-- start --
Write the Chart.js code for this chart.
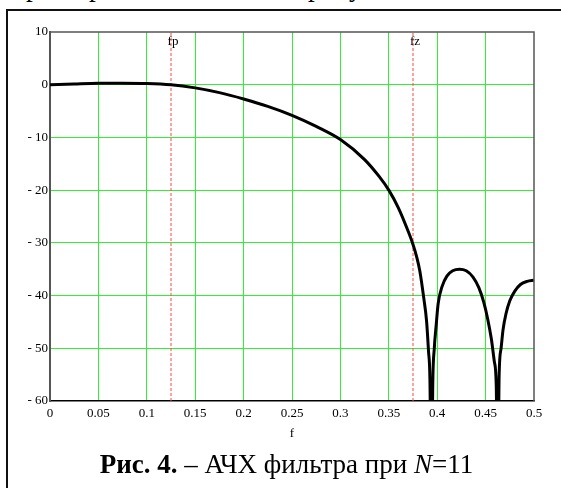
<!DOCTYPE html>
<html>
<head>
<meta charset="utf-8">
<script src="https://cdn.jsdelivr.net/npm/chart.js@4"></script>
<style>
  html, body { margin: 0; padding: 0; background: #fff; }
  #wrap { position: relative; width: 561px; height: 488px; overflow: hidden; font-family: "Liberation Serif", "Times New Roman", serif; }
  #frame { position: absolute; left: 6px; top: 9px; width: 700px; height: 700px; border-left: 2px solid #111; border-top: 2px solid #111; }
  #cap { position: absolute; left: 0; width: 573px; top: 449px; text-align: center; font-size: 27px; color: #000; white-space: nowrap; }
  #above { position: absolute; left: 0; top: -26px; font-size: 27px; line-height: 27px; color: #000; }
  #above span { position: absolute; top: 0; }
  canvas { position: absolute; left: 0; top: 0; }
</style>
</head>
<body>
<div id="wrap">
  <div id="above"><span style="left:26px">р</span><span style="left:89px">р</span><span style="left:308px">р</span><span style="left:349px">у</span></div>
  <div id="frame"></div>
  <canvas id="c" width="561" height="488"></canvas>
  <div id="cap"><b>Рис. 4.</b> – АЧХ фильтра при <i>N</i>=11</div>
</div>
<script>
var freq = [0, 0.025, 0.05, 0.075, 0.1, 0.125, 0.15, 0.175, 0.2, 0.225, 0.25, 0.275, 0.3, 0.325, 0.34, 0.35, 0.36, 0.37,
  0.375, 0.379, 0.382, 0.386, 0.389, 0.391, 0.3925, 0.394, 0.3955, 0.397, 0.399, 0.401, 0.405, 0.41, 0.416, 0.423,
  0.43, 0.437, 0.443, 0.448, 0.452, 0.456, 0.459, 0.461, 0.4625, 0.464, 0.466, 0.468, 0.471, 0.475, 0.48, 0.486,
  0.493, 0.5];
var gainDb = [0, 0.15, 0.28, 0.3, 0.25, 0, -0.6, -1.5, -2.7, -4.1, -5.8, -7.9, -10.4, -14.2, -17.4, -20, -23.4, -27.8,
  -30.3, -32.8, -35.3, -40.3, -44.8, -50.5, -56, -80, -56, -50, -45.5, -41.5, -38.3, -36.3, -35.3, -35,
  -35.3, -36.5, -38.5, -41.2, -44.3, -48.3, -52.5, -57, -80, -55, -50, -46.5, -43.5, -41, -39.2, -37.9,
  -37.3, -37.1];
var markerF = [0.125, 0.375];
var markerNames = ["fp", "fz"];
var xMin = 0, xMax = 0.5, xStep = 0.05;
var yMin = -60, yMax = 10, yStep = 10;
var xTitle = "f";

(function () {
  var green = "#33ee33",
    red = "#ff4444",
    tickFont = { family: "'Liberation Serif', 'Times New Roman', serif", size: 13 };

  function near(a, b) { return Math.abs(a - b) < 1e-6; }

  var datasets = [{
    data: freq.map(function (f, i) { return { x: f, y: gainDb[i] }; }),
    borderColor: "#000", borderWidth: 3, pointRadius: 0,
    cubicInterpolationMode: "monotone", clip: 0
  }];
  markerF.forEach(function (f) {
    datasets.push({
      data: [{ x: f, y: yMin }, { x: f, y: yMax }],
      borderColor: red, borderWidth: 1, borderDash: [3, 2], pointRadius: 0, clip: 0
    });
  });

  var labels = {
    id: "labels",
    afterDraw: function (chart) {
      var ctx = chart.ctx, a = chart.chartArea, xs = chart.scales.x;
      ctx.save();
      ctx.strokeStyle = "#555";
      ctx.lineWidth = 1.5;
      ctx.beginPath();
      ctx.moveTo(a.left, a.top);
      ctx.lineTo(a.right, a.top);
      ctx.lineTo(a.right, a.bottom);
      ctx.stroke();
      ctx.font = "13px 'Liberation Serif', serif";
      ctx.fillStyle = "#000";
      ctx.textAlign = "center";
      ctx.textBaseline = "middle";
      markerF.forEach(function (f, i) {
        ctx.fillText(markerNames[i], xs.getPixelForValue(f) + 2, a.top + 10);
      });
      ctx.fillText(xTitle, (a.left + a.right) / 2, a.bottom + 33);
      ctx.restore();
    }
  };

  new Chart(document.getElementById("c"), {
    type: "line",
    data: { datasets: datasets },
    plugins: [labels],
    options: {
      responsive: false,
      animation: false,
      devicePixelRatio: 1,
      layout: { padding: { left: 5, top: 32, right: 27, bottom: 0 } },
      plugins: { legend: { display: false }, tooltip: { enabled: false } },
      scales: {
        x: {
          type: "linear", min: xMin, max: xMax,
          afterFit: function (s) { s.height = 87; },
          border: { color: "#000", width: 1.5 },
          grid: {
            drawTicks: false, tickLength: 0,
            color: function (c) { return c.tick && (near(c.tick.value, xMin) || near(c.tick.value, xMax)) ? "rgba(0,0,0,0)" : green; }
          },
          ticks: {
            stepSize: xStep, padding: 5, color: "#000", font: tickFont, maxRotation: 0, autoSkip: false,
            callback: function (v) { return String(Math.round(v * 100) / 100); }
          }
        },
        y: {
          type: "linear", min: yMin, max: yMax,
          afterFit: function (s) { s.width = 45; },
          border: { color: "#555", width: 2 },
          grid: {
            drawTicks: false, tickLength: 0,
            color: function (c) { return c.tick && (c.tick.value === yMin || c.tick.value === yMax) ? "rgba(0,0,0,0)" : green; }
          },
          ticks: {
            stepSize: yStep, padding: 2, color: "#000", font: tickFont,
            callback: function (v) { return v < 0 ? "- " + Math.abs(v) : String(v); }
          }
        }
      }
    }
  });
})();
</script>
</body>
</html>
-- end --
*Your objective*.
Take the lines from the start of the material to the line with "function near(a, b)", both included, and transcribe them exactly without the pictures.

*Reply to the task*.
Write the Chart.js code for this chart.
<!DOCTYPE html>
<html>
<head>
<meta charset="utf-8">
<script src="https://cdn.jsdelivr.net/npm/chart.js@4"></script>
<style>
  html, body { margin: 0; padding: 0; background: #fff; }
  #wrap { position: relative; width: 561px; height: 488px; overflow: hidden; font-family: "Liberation Serif", "Times New Roman", serif; }
  #frame { position: absolute; left: 6px; top: 9px; width: 700px; height: 700px; border-left: 2px solid #111; border-top: 2px solid #111; }
  #cap { position: absolute; left: 0; width: 573px; top: 449px; text-align: center; font-size: 27px; color: #000; white-space: nowrap; }
  #above { position: absolute; left: 0; top: -26px; font-size: 27px; line-height: 27px; color: #000; }
  #above span { position: absolute; top: 0; }
  canvas { position: absolute; left: 0; top: 0; }
</style>
</head>
<body>
<div id="wrap">
  <div id="above"><span style="left:26px">р</span><span style="left:89px">р</span><span style="left:308px">р</span><span style="left:349px">у</span></div>
  <div id="frame"></div>
  <canvas id="c" width="561" height="488"></canvas>
  <div id="cap"><b>Рис. 4.</b> – АЧХ фильтра при <i>N</i>=11</div>
</div>
<script>
var freq = [0, 0.025, 0.05, 0.075, 0.1, 0.125, 0.15, 0.175, 0.2, 0.225, 0.25, 0.275, 0.3, 0.325, 0.34, 0.35, 0.36, 0.37,
  0.375, 0.379, 0.382, 0.386, 0.389, 0.391, 0.3925, 0.394, 0.3955, 0.397, 0.399, 0.401, 0.405, 0.41, 0.416, 0.423,
  0.43, 0.437, 0.443, 0.448, 0.452, 0.456, 0.459, 0.461, 0.4625, 0.464, 0.466, 0.468, 0.471, 0.475, 0.48, 0.486,
  0.493, 0.5];
var gainDb = [0, 0.15, 0.28, 0.3, 0.25, 0, -0.6, -1.5, -2.7, -4.1, -5.8, -7.9, -10.4, -14.2, -17.4, -20, -23.4, -27.8,
  -30.3, -32.8, -35.3, -40.3, -44.8, -50.5, -56, -80, -56, -50, -45.5, -41.5, -38.3, -36.3, -35.3, -35,
  -35.3, -36.5, -38.5, -41.2, -44.3, -48.3, -52.5, -57, -80, -55, -50, -46.5, -43.5, -41, -39.2, -37.9,
  -37.3, -37.1];
var markerF = [0.125, 0.375];
var markerNames = ["fp", "fz"];
var xMin = 0, xMax = 0.5, xStep = 0.05;
var yMin = -60, yMax = 10, yStep = 10;
var xTitle = "f";

(function () {
  var green = "#33ee33",
    red = "#ff4444",
    tickFont = { family: "'Liberation Serif', 'Times New Roman', serif", size: 13 };

  function near(a, b) { return Math.abs(a - b) < 1e-6; }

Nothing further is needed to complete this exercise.